### Task goal:
Omit all images. Write out the rest of the material exactly.

### Data section:
^^^^^^^^^^^^^^^^

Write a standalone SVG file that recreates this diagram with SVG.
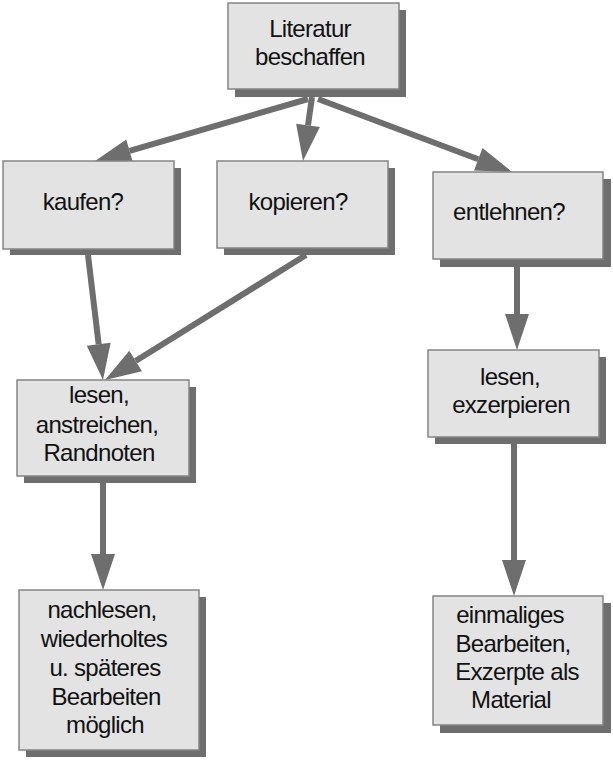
<svg xmlns="http://www.w3.org/2000/svg" width="613" height="760" viewBox="0 0 613 760">
<defs>
<style>
.sh{fill:#6e6e6e}
.bx{fill:#e3e3e3;stroke:#858585;stroke-width:1.5}
.t{font-family:"Liberation Sans",Arial,sans-serif;font-size:24px;fill:#111;text-anchor:middle;letter-spacing:-0.7px}
.c{stroke:#6e6e6e;stroke-width:6;fill:none;marker-end:url(#ah)}
</style>
<marker id="ah" markerUnits="userSpaceOnUse" markerWidth="40" markerHeight="26" viewBox="0 -13 40 26" refX="0" refY="0" orient="auto" overflow="visible">
<path d="M0,-12 L36,0 L0,12 Z" fill="#6e6e6e"/>
</marker>
</defs>
<rect width="613" height="760" fill="#fff"/>
<g id="connectors">
<line class="c" x1="308" y1="99" x2="129.6" y2="150.9"/>
<line class="c" x1="312" y1="97" x2="308" y2="125.4"/>
<line class="c" x1="318" y1="99" x2="478.3" y2="159.3"/>
<line class="c" x1="88" y1="255" x2="98.7" y2="344.3"/>
<line class="c" x1="306" y1="255" x2="135.6" y2="361"/>
<line class="c" x1="517" y1="267" x2="517" y2="314"/>
<line class="c" x1="103" y1="483" x2="103" y2="554"/>
<line class="c" x1="514" y1="444" x2="514" y2="560"/>
</g>
<g id="n1">
<rect class="sh" x="235" y="10" width="171" height="87"/>
<rect class="bx" x="228" y="3" width="171" height="86"/>
<text class="t" x="310" y="37">Literatur</text>
<text class="t" x="310" y="65">beschaffen</text>
</g>
<g id="n2">
<rect class="sh" x="10" y="168" width="171" height="87"/>
<rect class="bx" x="3" y="161" width="171" height="88"/>
<text class="t" x="83" y="210">kaufen?</text>
</g>
<g id="n3">
<rect class="sh" x="224" y="168" width="171" height="87"/>
<rect class="bx" x="217" y="161" width="171" height="87"/>
<text class="t" x="298" y="210">kopieren?</text>
</g>
<g id="n4">
<rect class="sh" x="440" y="179" width="171" height="88"/>
<rect class="bx" x="433" y="172" width="170" height="87"/>
<text class="t" x="509" y="220">entlehnen?</text>
</g>
<g id="n5">
<rect class="sh" x="24" y="387" width="172" height="96"/>
<rect class="bx" x="17" y="380" width="172" height="96"/>
<text class="t" x="99" y="403">lesen,</text>
<text class="t" x="97" y="433">anstreichen,</text>
<text class="t" x="99" y="461">Randnoten</text>
</g>
<g id="n6">
<rect class="sh" x="435" y="357" width="171" height="87"/>
<rect class="bx" x="428" y="350" width="171" height="87"/>
<text class="t" x="510" y="385">lesen,</text>
<text class="t" x="511" y="413">exzerpieren</text>
</g>
<g id="n7">
<rect class="sh" x="26" y="597" width="180" height="160"/>
<rect class="bx" x="19" y="590" width="180" height="160"/>
<text class="t" x="102" y="618">nachlesen,</text>
<text class="t" x="104" y="647">wiederholtes</text>
<text class="t" x="105" y="676">u. späteres</text>
<text class="t" x="106" y="705">Bearbeiten</text>
<text class="t" x="105" y="733">möglich</text>
</g>
<g id="n8">
<rect class="sh" x="440" y="603" width="171" height="130"/>
<rect class="bx" x="433" y="596" width="170" height="129"/>
<text class="t" x="510" y="623">einmaliges</text>
<text class="t" x="513" y="652">Bearbeiten,</text>
<text class="t" x="517" y="680">Exzerpte als</text>
<text class="t" x="511" y="708">Material</text>
</g>
</svg>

^^^^^^^^^^^^^^^^

### Response to this task:
Write a standalone SVG file that recreates this diagram with SVG.
<svg xmlns="http://www.w3.org/2000/svg" width="613" height="760" viewBox="0 0 613 760">
<defs>
<style>
.sh{fill:#6e6e6e}
.bx{fill:#e3e3e3;stroke:#858585;stroke-width:1.5}
.t{font-family:"Liberation Sans",Arial,sans-serif;font-size:24px;fill:#111;text-anchor:middle;letter-spacing:-0.7px}
.c{stroke:#6e6e6e;stroke-width:6;fill:none;marker-end:url(#ah)}
</style>
<marker id="ah" markerUnits="userSpaceOnUse" markerWidth="40" markerHeight="26" viewBox="0 -13 40 26" refX="0" refY="0" orient="auto" overflow="visible">
<path d="M0,-12 L36,0 L0,12 Z" fill="#6e6e6e"/>
</marker>
</defs>
<rect width="613" height="760" fill="#fff"/>
<g id="connectors">
<line class="c" x1="308" y1="99" x2="129.6" y2="150.9"/>
<line class="c" x1="312" y1="97" x2="308" y2="125.4"/>
<line class="c" x1="318" y1="99" x2="478.3" y2="159.3"/>
<line class="c" x1="88" y1="255" x2="98.7" y2="344.3"/>
<line class="c" x1="306" y1="255" x2="135.6" y2="361"/>
<line class="c" x1="517" y1="267" x2="517" y2="314"/>
<line class="c" x1="103" y1="483" x2="103" y2="554"/>
<line class="c" x1="514" y1="444" x2="514" y2="560"/>
</g>
<g id="n1">
<rect class="sh" x="235" y="10" width="171" height="87"/>
<rect class="bx" x="228" y="3" width="171" height="86"/>
<text class="t" x="310" y="37">Literatur</text>
<text class="t" x="310" y="65">beschaffen</text>
</g>
<g id="n2">
<rect class="sh" x="10" y="168" width="171" height="87"/>
<rect class="bx" x="3" y="161" width="171" height="88"/>
<text class="t" x="83" y="210">kaufen?</text>
</g>
<g id="n3">
<rect class="sh" x="224" y="168" width="171" height="87"/>
<rect class="bx" x="217" y="161" width="171" height="87"/>
<text class="t" x="298" y="210">kopieren?</text>
</g>
<g id="n4">
<rect class="sh" x="440" y="179" width="171" height="88"/>
<rect class="bx" x="433" y="172" width="170" height="87"/>
<text class="t" x="509" y="220">entlehnen?</text>
</g>
<g id="n5">
<rect class="sh" x="24" y="387" width="172" height="96"/>
<rect class="bx" x="17" y="380" width="172" height="96"/>
<text class="t" x="99" y="403">lesen,</text>
<text class="t" x="97" y="433">anstreichen,</text>
<text class="t" x="99" y="461">Randnoten</text>
</g>
<g id="n6">
<rect class="sh" x="435" y="357" width="171" height="87"/>
<rect class="bx" x="428" y="350" width="171" height="87"/>
<text class="t" x="510" y="385">lesen,</text>
<text class="t" x="511" y="413">exzerpieren</text>
</g>
<g id="n7">
<rect class="sh" x="26" y="597" width="180" height="160"/>
<rect class="bx" x="19" y="590" width="180" height="160"/>
<text class="t" x="102" y="618">nachlesen,</text>
<text class="t" x="104" y="647">wiederholtes</text>
<text class="t" x="105" y="676">u. späteres</text>
<text class="t" x="106" y="705">Bearbeiten</text>
<text class="t" x="105" y="733">möglich</text>
</g>
<g id="n8">
<rect class="sh" x="440" y="603" width="171" height="130"/>
<rect class="bx" x="433" y="596" width="170" height="129"/>
<text class="t" x="510" y="623">einmaliges</text>
<text class="t" x="513" y="652">Bearbeiten,</text>
<text class="t" x="517" y="680">Exzerpte als</text>
<text class="t" x="511" y="708">Material</text>
</g>
</svg>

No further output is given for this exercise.